Si crede comunemente che chi guarda da un’altra parte quando incrocia un mendicante che chiede l’elemosina sia un individuo cinico e indifferente, privo di cuore, senza un briciolo di umanità. Chi guarda altrove è spesso oggetto delle invettive dei moralisti, che lo accusano di ogni nefandezza. “È l’indifferenza che condanna il mondo” tuonano questi accigliati, esortando a fissare gli occhi negli occhi dell’altro, a riconoscere la sua umanità.

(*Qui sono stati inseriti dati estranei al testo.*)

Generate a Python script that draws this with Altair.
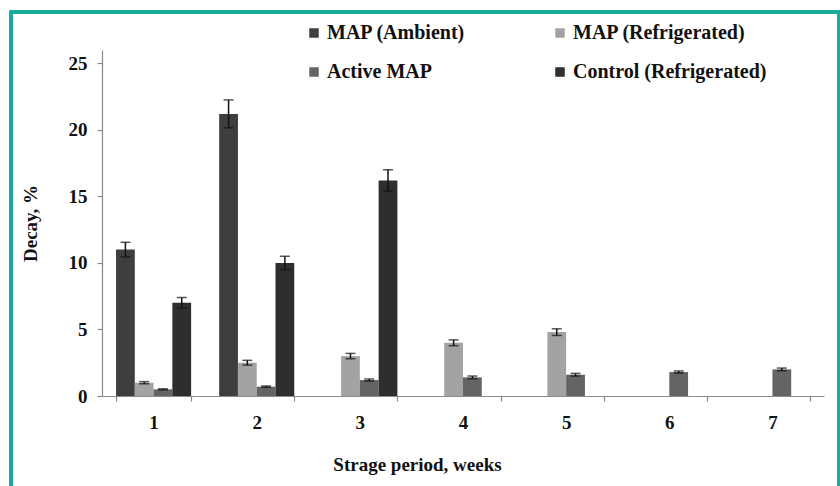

In realtà, varie ricerche psicologiche hanno dimostrato che tale condotta rappresenta un meccanismo di difesa dal rischio di essere eccessivamente coinvolti nella sofferenza altrui. Spesso, anzi, sono proprio le persone più sensibili a distogliere lo sguardo per non cadere vittime della loro stessa umanità. Ognuno di noi può empatizzare solo con un numero ristretto di persone. Se ciò accadesse con tutti, la vita sarebbe semplicemente insopportabile. Nessuno riuscirebbe a vivere portando dentro di sé le sofferenze del mondo intero.
Allo stesso modo, distogliamo lo sguardo quando siamo testimoni di un incidente stradale mortale, quando una persona riporta ferite lancinanti, quando abbiamo davanti a noi il corpo privo di vita di una persona cara.
In tutti questi casi, non è l’indifferenza, ma il rischio emotivo derivante da un eccesso di empatia a determinare il nostro comportamento evitante.
Evitiamo i nostri simili non perché siamo dei mostri, ma perché siamo umani.